Python module (C extension and plain python) implementing Aho-Corasick algorithm
BSD 3-Clause "New" or "Revised" License
929 stars 122 forks source link

Use PEP393 unicode API, switching to UCS4 internally for py>=3.3 & extend range of trie letters #90

Closed frankier closed 5 years ago

frankier commented 5 years ago

In making this PR, my main aim was to extend the range of ints which can be stored in the trie to 32 bits. My understanding of PEP393 is that it means that now a Python Unicode object could theoretically be using any encoding. I have used this as an opportunity to change the internal representation to UCS-4. Depending on whether a Python Unicode string we get our hands on is UCS-4 or not, we may now have to create a copy, and most of this patch is bookkeeping to deal with the different memory & reference management cases this results in. Finally, the check is changed to depend on the trie letter size. This means as long as we're using Python >= 3.3 we can guarantee we're able to store 32 bit integers in our automaton, enough e.g. to store the word vocabulary of natural language. This is related to the use case given in https://github.com/WojciechMula/pyahocorasick/pull/89

frankier commented 5 years ago

Okay, this gets rid of a lot of the macros. I agree simpler is better.

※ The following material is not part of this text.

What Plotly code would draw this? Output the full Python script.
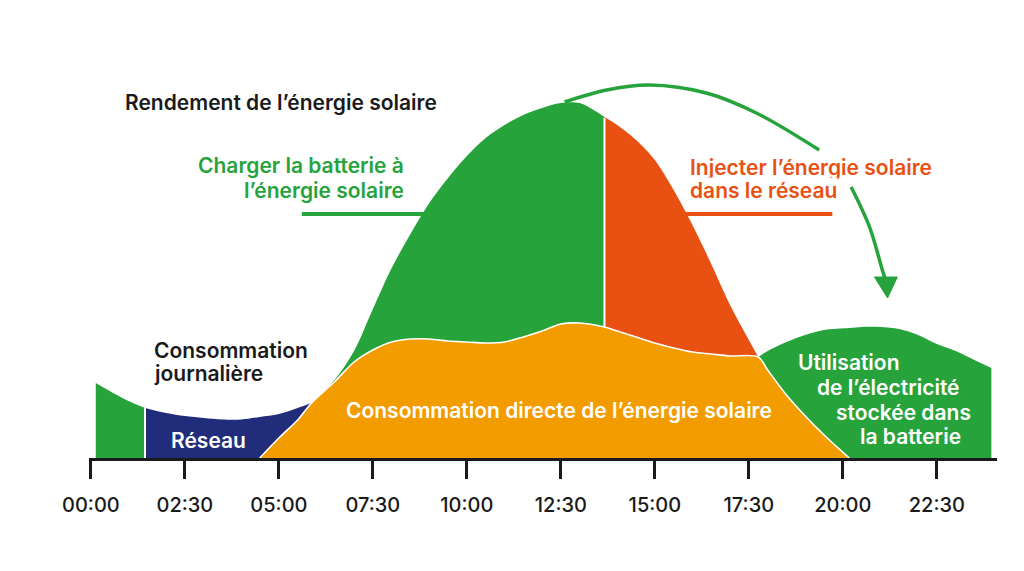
import numpy as np
import plotly.graph_objects as go

# ---------------- data (hours of the day, power in arbitrary units) ----------------
heures = [0.13, 0.5, 1.0, 1.44, 2.0, 2.5, 3.0, 3.5, 4.0, 4.49, 5.0, 5.5, 5.87, 6.5,
          7.0, 7.5, 8.0, 8.5, 9.0, 9.5, 10.0, 10.5, 11.0, 11.5, 12.0, 12.5, 13.0,
          13.66, 14.0, 14.5, 15.0, 15.5, 16.0, 16.5, 17.0, 17.75, 18.0, 18.5, 19.0,
          19.5, 20.17, 20.5, 21.0, 21.5, 22.0, 22.5, 23.0, 23.5, 23.95]
consommation = [75, 67, 57, 50, 45, 42, 40, 38.5, 38.5, 41, 44, 50, 55, 77,
                96, 108, 116, 119, 119, 117, 116, 115, 116, 121, 127, 134, 135,
                131, 127, 121, 115, 110, 106, 104, 102, 101, 107, 116, 123,
                128, 130, 131, 131, 129, 123, 114, 107, 98, 90]
production = [0, 0, 0, 0, 0, 0, 0, 0, 0, 0, 20, 38, 55, 79,
              107, 149, 190, 224, 255, 280, 302, 320, 333, 343, 350, 355, 355,
              341, 333, 318, 298, 268, 233, 194, 153, 101, 88, 63, 42,
              23, 0, 0, 0, 0, 0, 0, 0, 0, 0]

tick_vals = [0, 2.5, 5, 7.5, 10, 12.5, 15, 17.5, 20, 22.5]
tick_text = ["00:00", "02:30", "05:00", "07:30", "10:00", "12:30", "15:00",
             "17:30", "20:00", "22:30"]

# time markers of the phases
t_debut, t_reseau, t_prod, t_croise1, t_injection, t_croise2, t_fin_prod, t_fin = \
    0.13, 1.44, 4.49, 5.87, 13.66, 17.75, 20.17, 23.95

# curved arrow (battery energy shifted to the evening); gap where it passes behind the label
fleche_x = [12.60, 13.72, 14.86, 16.37, 17.70, 19.37, None, 20.22, 20.71, 21.05, 21.15]
fleche_y = [356, 368, 373, 365, 345, 308, None, 271, 231, 188, 176]
pointe_x = [20.84, 21.45, 21.19, 20.84]
pointe_y = [181, 181, 160, 181]

# ---------------- colours ----------------
VERT = "#27a33c"
BLEU = "#212c7b"
ORANGE = "#f39c00"
ROUGE = "#e85112"
NOIR = "#1a1a1a"
FONT = "Inter"
FS = 21

h = np.array(heures)
C = np.array(consommation, dtype=float)
P = np.array(production, dtype=float)
directe = np.minimum(C, P)


def idx(t):
    return int(np.argmin(np.abs(h - t)))


def seg(t0, t1):
    return slice(idx(t0), idx(t1) + 1)


fig = go.Figure()


def area(sl, y, color, line_color=None, lw=0):
    fig.add_trace(go.Scatter(
        x=h[sl], y=y[sl], mode="lines", fill="tozeroy", fillcolor=color,
        line=dict(color=line_color or color, width=lw, shape="spline", smoothing=0.9),
        hoverinfo="skip", showlegend=False))


# battery use at night
area(seg(t_debut, t_reseau), C, VERT)
# grid
area(seg(t_reseau, t_croise1), C, BLEU)
# battery use in the evening
area(seg(t_croise2, t_fin), C, VERT)
# charging the battery
area(seg(t_croise1, t_injection), P, VERT)
# injection into the grid
area(seg(t_injection, t_croise2), P, ROUGE)
# direct consumption
area(seg(t_prod, t_fin_prod), directe, ORANGE, "white", 1.6)

# white separators
i1 = idx(t_reseau)
i2 = idx(t_injection)
fig.add_trace(go.Scatter(x=[h[i1], h[i1]], y=[0, C[i1]], mode="lines",
                         line=dict(color="white", width=2), hoverinfo="skip", showlegend=False))
fig.add_trace(go.Scatter(x=[h[i2], h[i2]], y=[C[i2], P[i2] - 1], mode="lines",
                         line=dict(color="white", width=2), hoverinfo="skip", showlegend=False))

# label leader lines
fig.add_trace(go.Scatter(x=[5.61, 9.0], y=[244, 244], mode="lines",
                         line=dict(color=VERT, width=4), hoverinfo="skip", showlegend=False))
fig.add_trace(go.Scatter(x=[15.5, 19.72], y=[244, 244], mode="lines",
                         line=dict(color=ROUGE, width=4), hoverinfo="skip", showlegend=False))

# curved arrow
fig.add_trace(go.Scatter(x=fleche_x, y=fleche_y, mode="lines", connectgaps=False,
                         line=dict(color=VERT, width=3.5, shape="spline", smoothing=1),
                         hoverinfo="skip", showlegend=False))
fig.add_trace(go.Scatter(x=pointe_x, y=pointe_y, mode="lines", fill="toself",
                         fillcolor=VERT, line=dict(color=VERT, width=1),
                         hoverinfo="skip", showlegend=False))

# ---------------- texts ----------------
def txt(x, y, text, color, anchor="left", size=FS, bg=None):
    fig.add_annotation(x=x, y=y, xref="x", yref="y", text=text, showarrow=False,
                       xanchor=anchor, yanchor="middle",
                       font=dict(family=FONT, size=size, color=color, weight=600),
                       bgcolor=bg, borderpad=0)


txt(0.877, 356, "Rendement de l’énergie solaire", NOIR)
txt(8.35, 293, "Charger la batterie à", VERT, "right")
txt(8.35, 268, "l’énergie solaire", VERT, "right")
txt(15.92, 291, "Injecter l’énergie solaire", ROUGE, bg="white")
txt(15.92, 268, "dans le réseau", ROUGE, bg="white")
txt(1.65, 108, "Consommation", NOIR)
txt(1.65, 85, "journalière", NOIR)
txt(3.14, 18, "Réseau", "white", "center")
txt(12.44, 48, "Consommation directe de l’énergie solaire", "white", "center")
txt(18.79, 96, "Utilisation", "white")
txt(19.29, 71, "de l’électricité", "white")
txt(19.78, 46, "stockée dans", "white")
txt(20.44, 22, "la batterie", "white")

fig.update_layout(
    width=1024, height=571,
    margin=dict(l=89, r=27, t=58, b=113),
    paper_bgcolor="white", plot_bgcolor="white",
    xaxis=dict(range=[-0.05, 24.1], tickvals=tick_vals, ticktext=tick_text,
               showgrid=False, zeroline=False, showline=True, linecolor=NOIR,
               linewidth=3, ticks="outside", ticklen=18, tickwidth=3, tickcolor=NOIR,
               ticklabelstandoff=9,
               tickfont=dict(family=FONT, size=20, color=NOIR, weight=500),
               fixedrange=True),
    yaxis=dict(range=[0, 400], visible=False, fixedrange=True),
)

fig.write_html("out.html")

WojciechMula commented 5 years ago

@frankier Thanks for the changes and documentation update. I have just one more comment and we're ready to merge. :)

frankier commented 5 years ago

Hi. Did you forget to post the comment? :smiley_cat:

WojciechMula commented 5 years ago

@frankier I seldom use GitHub review tools. I was sure that my comment was visible... sorry for that.

WojciechMula commented 5 years ago

@frankier now I ping you :)

frankier commented 5 years ago

Yep, looks like you're right. Fixed.

WojciechMula commented 5 years ago

@frankier Thank you very much, merged! Now we can move forward with your other changes.